End Medicare, Use Vouchers, and Deregulate Insurance

August 2, 2009 • Commentary
This article appeared in Daily Press on August 2, 2009.

As the discussion of health‐​care policy unfolds, what we are seeing is a nondebate over nonreform. Instead, as someone who thinks that we need more personal responsibility in health‐​care choices, I believe both Democrats and Republicans are attempting to entrench the status quo.

To show what I mean, hold up 10 fingers. Each finger represents 10 percent of health‐​care spending in the United States. Five fingers — 50 percent — represent what is paid by government programs such as Medicare and Medicaid. Four fingers — 40 percent — represent what is paid by private health insurance. One finger — 10 percent — represents what is paid out‐​of‐​pocket by individuals.

To move in the direction of personal responsibility, we have to make more of our health‐​care system look like the one finger. That is a radical idea for reform, and neither political party is talking about it. Instead, the Democrats are trying to incrementally make the system look more like the five fingers now represented by government. In response, the Republicans are trying to protect the four fingers of private health insurance.

Politically, the Democrats are trying to position their plan as expanding our existing system, while the Republicans are trying to say that the Democratic plan threatens the existing system. Instead, we need to confront the real problems with American health care.

Our health‐​care system is wasteful. We spend far too much money with relatively little to show for it. That would be of little concern if individuals were wasting their own money. However, because close to 90 percent of personal health‐​care spending is paid by third parties, we are wasting each other’s money. This approach of spending each other’s money is not sustainable.

Employer‐​provided health insurance is unraveling, as workers are getting less take‐​home pay while employers are shelling out more to compensate workers in the form of health care. Medicare is even less viable. Medicare faces tens of trillions of dollars in unfunded liabilities, which is the gap between what future beneficiaries have been promised and the taxes we expect to collect to fund those promises. Rather than make hard choices to restrain costs, the political class works to provide benefits to existing constituencies now, while passing the costs of those benefits to future generations.
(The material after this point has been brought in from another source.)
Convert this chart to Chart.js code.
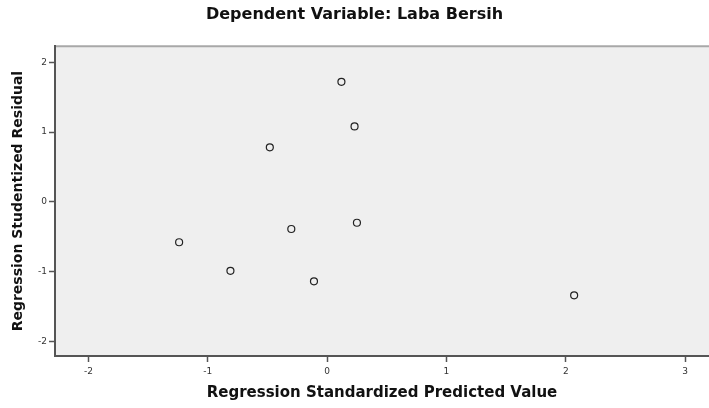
<!DOCTYPE html>
<html>
<head>
<meta charset="utf-8">
<script src="https://cdn.jsdelivr.net/npm/chart.js@4"></script>
<style>
  html, body { margin: 0; padding: 0; background: #fff; overflow: hidden; }
  canvas { display: block; }
</style>
</head>
<body>
<canvas id="scatter" width="709" height="408"></canvas>
<script>
// values
const predicted = [0.12, 0.23, -0.48, -0.30, 0.25, -1.24, -0.81, -0.11, 2.07];
const residual  = [1.72, 1.08, 0.78, -0.39, -0.30, -0.58, -0.99, -1.14, -1.34];
const xTicks = [-2, -1, 0, 1, 2, 3];
const yTicks = [-2, -1, 0, 1, 2];

const points = predicted.map((x, i) => ({ x: x, y: residual[i] }));

const plotBg = {
  id: 'plotBg',
  beforeDraw(chart) {
    const { ctx, chartArea: a } = chart;
    ctx.save();
    ctx.fillStyle = '#efefef';
    ctx.fillRect(a.left, a.top, a.right - a.left, a.bottom - a.top);
    ctx.strokeStyle = '#a8a8a8';
    ctx.lineWidth = 2;
    ctx.beginPath();
    ctx.moveTo(a.left, a.top);
    ctx.lineTo(a.right, a.top);
    ctx.stroke();
    ctx.restore();
  }
};

const tickFont = { family: 'DejaVu Sans', size: 9 };

new Chart(document.getElementById('scatter'), {
  type: 'scatter',
  data: {
    datasets: [{
      data: points,
      pointRadius: 3.5,
      pointHoverRadius: 3.5,
      pointBorderWidth: 1.2,
      pointBackgroundColor: 'rgba(0,0,0,0)',
      pointBorderColor: '#222'
    }]
  },
  plugins: [plotBg],
  options: {
    responsive: false,
    animation: false,
    layout: { padding: 0, autoPadding: false },
    plugins: {
      legend: { display: false },
      tooltip: { enabled: false },
      title: {
        display: true,
        text: 'Dependent Variable: Laba Bersih',
        color: '#111',
        font: { family: 'DejaVu Sans', size: 16, weight: 'bold', lineHeight: 1.2 },
        padding: { top: 5, bottom: 22 }
      }
    },
    scales: {
      x: {
        type: 'linear',
        min: -2.28,
        max: 3.2,
        afterFit(s) { s.height = 52; s.paddingLeft = 0; s.paddingRight = 0; },
        afterBuildTicks(s) { s.ticks = xTicks.map(v => ({ value: v })); },
        ticks: { font: tickFont, color: '#333', padding: 4, maxRotation: 0 },
        grid: { drawOnChartArea: false, drawTicks: true, tickLength: 6, tickColor: '#555', tickWidth: 1.5 },
        border: { display: true, color: '#555', width: 2 },
        title: {
          display: true,
          text: 'Regression Standardized Predicted Value',
          color: '#111',
          font: { family: 'DejaVu Sans', size: 15, weight: 'bold', lineHeight: 1.2 },
          padding: { top: 0, bottom: 6 }
        }
      },
      y: {
        type: 'linear',
        min: -2.21,
        max: 2.23,
        afterFit(s) { s.width = 55; s.paddingTop = 0; s.paddingBottom = 0; },
        afterBuildTicks(s) { s.ticks = yTicks.map(v => ({ value: v })); },
        ticks: { font: tickFont, color: '#333', padding: 2 },
        grid: { drawOnChartArea: false, drawTicks: true, tickLength: 6, tickColor: '#555', tickWidth: 1.5 },
        border: { display: true, color: '#555', width: 2 },
        title: {
          display: true,
          text: 'Regression Studentized Residual',
          color: '#111',
          font: { family: 'DejaVu Sans', size: 14, weight: 'bold', lineHeight: 1.2 },
          padding: { top: 10, bottom: 0 }
        }
      }
    }
  }
});
</script>
</body>
</html>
To fix these problems, we need to do the following:

1. Government assistance should take the form of vouchers, given to people based on need. Need would depend on income and pre‐​existing conditions.

2. Medicare should be phased out in favor of a system that encourages people to save for the health coverage they will need in their old age.

3. Private health insurance should be deregulated.

Government assistance in health care needs to be voucherized. That is, government must end the practice of reimbursing health‐​care providers for services. Instead, consumers with low incomes or expensive pre‐​existing conditions should be given vouchers. Consumers could then make the choices of which health‐​care services best meet their needs, given what they can afford with their own resources and the vouchers.

In order to fund health care for the elderly on a sustainable basis, we have to increase our savings. Medicare should be phased out, by gradually raising the age of eligibility. In its place, people should be given savings targets and tax credits that help them meet those targets.

For private health insurance, the “reform” plans are designed to minimize disruption to the status quo and to force insurance companies to subsidize coverage for people with pre‐​existing conditions. I believe that people with pre‐​existing conditions need subsidies, but the subsidies should come in the form of on‐​budget government transfers, not in the form of regulatory taxes that insurance companies have to pass on to ordinary customers.

Affordable health insurance requires radical changes to the way health insurance policies are designed today. In order to get there, we need less regulation of health insurance, not more. My hope is that the industry would develop plans that pay claims to only those who fall within the top two or three percent in terms of health‐​care needs. Health insurance would then look like fire insurance. Few of us would make claims, and premiums would be affordable.

I am under no illusion that my ideas for health‐​care policy are going to play a role in the debate this year. However, by the same token, the public ought to be under no illusion that what the politicians are calling health‐​care reform offers any hope for solutions to the real problems with America’s health‐​care system.